### Available data
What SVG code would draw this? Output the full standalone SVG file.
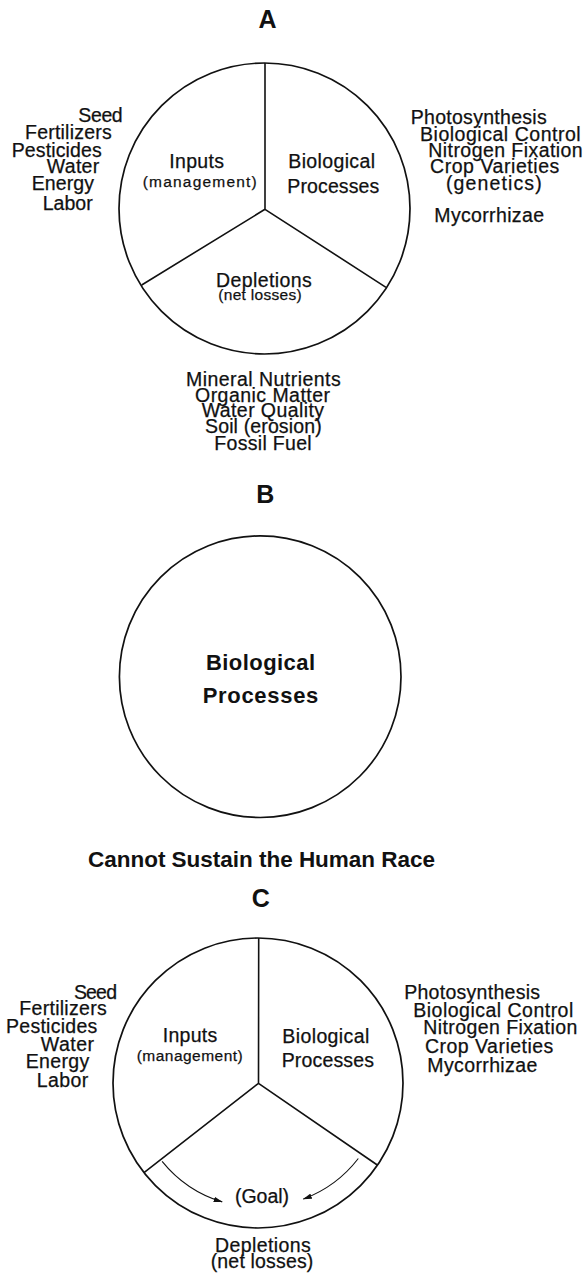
<svg xmlns="http://www.w3.org/2000/svg" width="587" height="1276" viewBox="0 0 587 1276">
  <style>
    text { font-family: "Liberation Sans", Arial, Helvetica, sans-serif; fill: #111; stroke: #111; stroke-width: 0.25; }
    .t { font-size: 19.5px; }
    .s { font-size: 15.5px; }
    .h { font-size: 25px; font-weight: bold; text-anchor: middle; stroke-width: 0; }
    .b { font-size: 22px; font-weight: bold; stroke-width: 0; }
    .ring { fill: none; stroke: #111; stroke-width: 1.7; }
    .spoke { fill: none; stroke: #111; stroke-width: 1.6; }
    .flow { fill: none; stroke: #111; stroke-width: 1.1; marker-end: url(#head); }
  </style>
  <defs>
    <marker id="head" viewBox="0 0 10 6" refX="9.5" refY="3" markerWidth="9" markerHeight="5.4" markerUnits="userSpaceOnUse" orient="auto">
      <path d="M0,0 L10,3 L0,6 z" fill="#111"/>
    </marker>
  </defs>
  <rect width="587" height="1276" fill="#fff"/>

  <!-- Panel A: three-part cycle -->
  <g id="panel-a">
    <text class="h" x="267.5" y="28.3">A</text>
    <g id="a-wheel">
      <circle class="ring" cx="264.5" cy="208.5" r="145.5"/>
      <path class="spoke" d="M265,63 L265,209.3 M265,209.3 L141.7,285 M265,209.3 L386,287.3"/>
    </g>
    <g id="a-inputs">
      <text class="t" x="169.3" y="168.3" textLength="54.7">Inputs</text>
      <text class="s" x="142.7" y="186.7" textLength="114">(management)</text>
    </g>
    <g id="a-bio">
      <text class="t" x="288.3" y="168.3" textLength="86.7">Biological</text>
      <text class="t" x="287.3" y="192.7" textLength="92">Processes</text>
    </g>
    <g id="a-depl">
      <text class="t" x="216" y="287" textLength="95.7">Depletions</text>
      <text class="s" x="218.3" y="300" textLength="83.4">(net losses)</text>
    </g>
    <g id="a-input-list">
      <text class="t" x="78.3" y="121.7" textLength="44.4">Seed</text>
      <text class="t" x="25" y="139.3" textLength="86.7">Fertilizers</text>
      <text class="t" x="11.7" y="156.7" textLength="90">Pesticides</text>
      <text class="t" x="46.7" y="173.3" textLength="52.6">Water</text>
      <text class="t" x="31.7" y="190" textLength="62.3">Energy</text>
      <text class="t" x="42.7" y="210" textLength="50">Labor</text>
    </g>
    <g id="a-bio-list">
      <text class="t" x="410.7" y="124" textLength="136">Photosynthesis</text>
      <text class="t" x="420" y="140.7" textLength="160.7">Biological Control</text>
      <text class="t" x="428.3" y="156.7" textLength="154.4">Nitrogen Fixation</text>
      <text class="t" x="430" y="173.3" textLength="129.3">Crop Varieties</text>
      <text class="t" x="446" y="190" textLength="95.7">(genetics)</text>
      <text class="t" x="434.3" y="221.7" textLength="109.7">Mycorrhizae</text>
    </g>
    <g id="a-depl-list">
      <text class="t" x="186" y="386" textLength="154.7">Mineral Nutrients</text>
      <text class="t" x="195" y="401.7" textLength="135">Organic Matter</text>
      <text class="t" x="201.7" y="417.3" textLength="122.3">Water Quality</text>
      <text class="t" x="205" y="433.3" textLength="116.7">Soil (erosion)</text>
      <text class="t" x="214.3" y="449.5" textLength="97.4">Fossil Fuel</text>
    </g>
  </g>

  <!-- Panel B: biology alone -->
  <g id="panel-b">
    <text class="h" x="265.3" y="503.3">B</text>
    <circle class="ring" cx="260.2" cy="676.7" r="140.8"/>
    <text class="b" x="206" y="670" textLength="109">Biological</text>
    <text class="b" x="202.7" y="703.3" textLength="115.6">Processes</text>
    <text class="b" x="88" y="867" textLength="347" style="font-size:22.5px">Cannot Sustain the Human Race</text>
  </g>

  <!-- Panel C: three-part cycle with goal -->
  <g id="panel-c">
    <text class="h" x="260.7" y="907.3">C</text>
    <g id="c-wheel">
      <circle class="ring" cx="258" cy="1083" r="145"/>
      <path class="spoke" d="M258.7,938 L258.5,1083.3 M258.5,1083.3 L144,1172.7 M258.5,1083.3 L377.3,1165"/>
    </g>
    <g id="c-inputs">
      <text class="t" x="162.7" y="1041.7" textLength="54.6">Inputs</text>
      <text class="s" x="136.7" y="1061" textLength="106">(management)</text>
    </g>
    <g id="c-bio">
      <text class="t" x="282.3" y="1043.3" textLength="87">Biological</text>
      <text class="t" x="281.7" y="1066.7" textLength="92.3">Processes</text>
    </g>
    <g id="c-goal">
      <text class="t" x="235" y="1203.3" textLength="54">(Goal)</text>
    </g>
    <g id="c-depl">
      <text class="t" x="215" y="1252.3" textLength="95.7">Depletions</text>
      <text class="t" x="210.7" y="1268.3" textLength="102.6">(net losses)</text>
    </g>
    <g id="c-input-list">
      <text class="t" x="73.9" y="999" textLength="43.1">Seed</text>
      <text class="t" x="19.3" y="1015" textLength="87.4">Fertilizers</text>
      <text class="t" x="6" y="1032.7" textLength="91.3">Pesticides</text>
      <text class="t" x="40.7" y="1051" textLength="53.3">Water</text>
      <text class="t" x="25.7" y="1067.7" textLength="63.6">Energy</text>
      <text class="t" x="36.7" y="1087.3" textLength="51.6">Labor</text>
    </g>
    <g id="c-bio-list">
      <text class="t" x="404.2" y="999" textLength="135.8">Photosynthesis</text>
      <text class="t" x="413.3" y="1016.7" textLength="160">Biological Control</text>
      <text class="t" x="423.3" y="1034.3" textLength="154">Nitrogen Fixation</text>
      <text class="t" x="425" y="1052.7" textLength="128.3">Crop Varieties</text>
      <text class="t" x="427.3" y="1071.7" textLength="110">Mycorrhizae</text>
    </g>
  </g>

  <!-- Connectors: both sectors curve toward the goal -->
  <g id="connectors">
    <path class="flow" d="M162.1,1161.3 A124,124 0 0,0 222.2,1201.9"/>
    <path class="flow" d="M358.3,1158.5 A124.5,124.5 0 0,1 303.3,1199.1"/>
  </g>
</svg>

### Directions for this task
Write the listing out a second time exactly, dropping all images.

### Exercise response
What SVG code would draw this? Output the full standalone SVG file.
<svg xmlns="http://www.w3.org/2000/svg" width="587" height="1276" viewBox="0 0 587 1276">
  <style>
    text { font-family: "Liberation Sans", Arial, Helvetica, sans-serif; fill: #111; stroke: #111; stroke-width: 0.25; }
    .t { font-size: 19.5px; }
    .s { font-size: 15.5px; }
    .h { font-size: 25px; font-weight: bold; text-anchor: middle; stroke-width: 0; }
    .b { font-size: 22px; font-weight: bold; stroke-width: 0; }
    .ring { fill: none; stroke: #111; stroke-width: 1.7; }
    .spoke { fill: none; stroke: #111; stroke-width: 1.6; }
    .flow { fill: none; stroke: #111; stroke-width: 1.1; marker-end: url(#head); }
  </style>
  <defs>
    <marker id="head" viewBox="0 0 10 6" refX="9.5" refY="3" markerWidth="9" markerHeight="5.4" markerUnits="userSpaceOnUse" orient="auto">
      <path d="M0,0 L10,3 L0,6 z" fill="#111"/>
    </marker>
  </defs>
  <rect width="587" height="1276" fill="#fff"/>

  <!-- Panel A: three-part cycle -->
  <g id="panel-a">
    <text class="h" x="267.5" y="28.3">A</text>
    <g id="a-wheel">
      <circle class="ring" cx="264.5" cy="208.5" r="145.5"/>
      <path class="spoke" d="M265,63 L265,209.3 M265,209.3 L141.7,285 M265,209.3 L386,287.3"/>
    </g>
    <g id="a-inputs">
      <text class="t" x="169.3" y="168.3" textLength="54.7">Inputs</text>
      <text class="s" x="142.7" y="186.7" textLength="114">(management)</text>
    </g>
    <g id="a-bio">
      <text class="t" x="288.3" y="168.3" textLength="86.7">Biological</text>
      <text class="t" x="287.3" y="192.7" textLength="92">Processes</text>
    </g>
    <g id="a-depl">
      <text class="t" x="216" y="287" textLength="95.7">Depletions</text>
      <text class="s" x="218.3" y="300" textLength="83.4">(net losses)</text>
    </g>
    <g id="a-input-list">
      <text class="t" x="78.3" y="121.7" textLength="44.4">Seed</text>
      <text class="t" x="25" y="139.3" textLength="86.7">Fertilizers</text>
      <text class="t" x="11.7" y="156.7" textLength="90">Pesticides</text>
      <text class="t" x="46.7" y="173.3" textLength="52.6">Water</text>
      <text class="t" x="31.7" y="190" textLength="62.3">Energy</text>
      <text class="t" x="42.7" y="210" textLength="50">Labor</text>
    </g>
    <g id="a-bio-list">
      <text class="t" x="410.7" y="124" textLength="136">Photosynthesis</text>
      <text class="t" x="420" y="140.7" textLength="160.7">Biological Control</text>
      <text class="t" x="428.3" y="156.7" textLength="154.4">Nitrogen Fixation</text>
      <text class="t" x="430" y="173.3" textLength="129.3">Crop Varieties</text>
      <text class="t" x="446" y="190" textLength="95.7">(genetics)</text>
      <text class="t" x="434.3" y="221.7" textLength="109.7">Mycorrhizae</text>
    </g>
    <g id="a-depl-list">
      <text class="t" x="186" y="386" textLength="154.7">Mineral Nutrients</text>
      <text class="t" x="195" y="401.7" textLength="135">Organic Matter</text>
      <text class="t" x="201.7" y="417.3" textLength="122.3">Water Quality</text>
      <text class="t" x="205" y="433.3" textLength="116.7">Soil (erosion)</text>
      <text class="t" x="214.3" y="449.5" textLength="97.4">Fossil Fuel</text>
    </g>
  </g>

  <!-- Panel B: biology alone -->
  <g id="panel-b">
    <text class="h" x="265.3" y="503.3">B</text>
    <circle class="ring" cx="260.2" cy="676.7" r="140.8"/>
    <text class="b" x="206" y="670" textLength="109">Biological</text>
    <text class="b" x="202.7" y="703.3" textLength="115.6">Processes</text>
    <text class="b" x="88" y="867" textLength="347" style="font-size:22.5px">Cannot Sustain the Human Race</text>
  </g>

  <!-- Panel C: three-part cycle with goal -->
  <g id="panel-c">
    <text class="h" x="260.7" y="907.3">C</text>
    <g id="c-wheel">
      <circle class="ring" cx="258" cy="1083" r="145"/>
      <path class="spoke" d="M258.7,938 L258.5,1083.3 M258.5,1083.3 L144,1172.7 M258.5,1083.3 L377.3,1165"/>
    </g>
    <g id="c-inputs">
      <text class="t" x="162.7" y="1041.7" textLength="54.6">Inputs</text>
      <text class="s" x="136.7" y="1061" textLength="106">(management)</text>
    </g>
    <g id="c-bio">
      <text class="t" x="282.3" y="1043.3" textLength="87">Biological</text>
      <text class="t" x="281.7" y="1066.7" textLength="92.3">Processes</text>
    </g>
    <g id="c-goal">
      <text class="t" x="235" y="1203.3" textLength="54">(Goal)</text>
    </g>
    <g id="c-depl">
      <text class="t" x="215" y="1252.3" textLength="95.7">Depletions</text>
      <text class="t" x="210.7" y="1268.3" textLength="102.6">(net losses)</text>
    </g>
    <g id="c-input-list">
      <text class="t" x="73.9" y="999" textLength="43.1">Seed</text>
      <text class="t" x="19.3" y="1015" textLength="87.4">Fertilizers</text>
      <text class="t" x="6" y="1032.7" textLength="91.3">Pesticides</text>
      <text class="t" x="40.7" y="1051" textLength="53.3">Water</text>
      <text class="t" x="25.7" y="1067.7" textLength="63.6">Energy</text>
      <text class="t" x="36.7" y="1087.3" textLength="51.6">Labor</text>
    </g>
    <g id="c-bio-list">
      <text class="t" x="404.2" y="999" textLength="135.8">Photosynthesis</text>
      <text class="t" x="413.3" y="1016.7" textLength="160">Biological Control</text>
      <text class="t" x="423.3" y="1034.3" textLength="154">Nitrogen Fixation</text>
      <text class="t" x="425" y="1052.7" textLength="128.3">Crop Varieties</text>
      <text class="t" x="427.3" y="1071.7" textLength="110">Mycorrhizae</text>
    </g>
  </g>

  <!-- Connectors: both sectors curve toward the goal -->
  <g id="connectors">
    <path class="flow" d="M162.1,1161.3 A124,124 0 0,0 222.2,1201.9"/>
    <path class="flow" d="M358.3,1158.5 A124.5,124.5 0 0,1 303.3,1199.1"/>
  </g>
</svg>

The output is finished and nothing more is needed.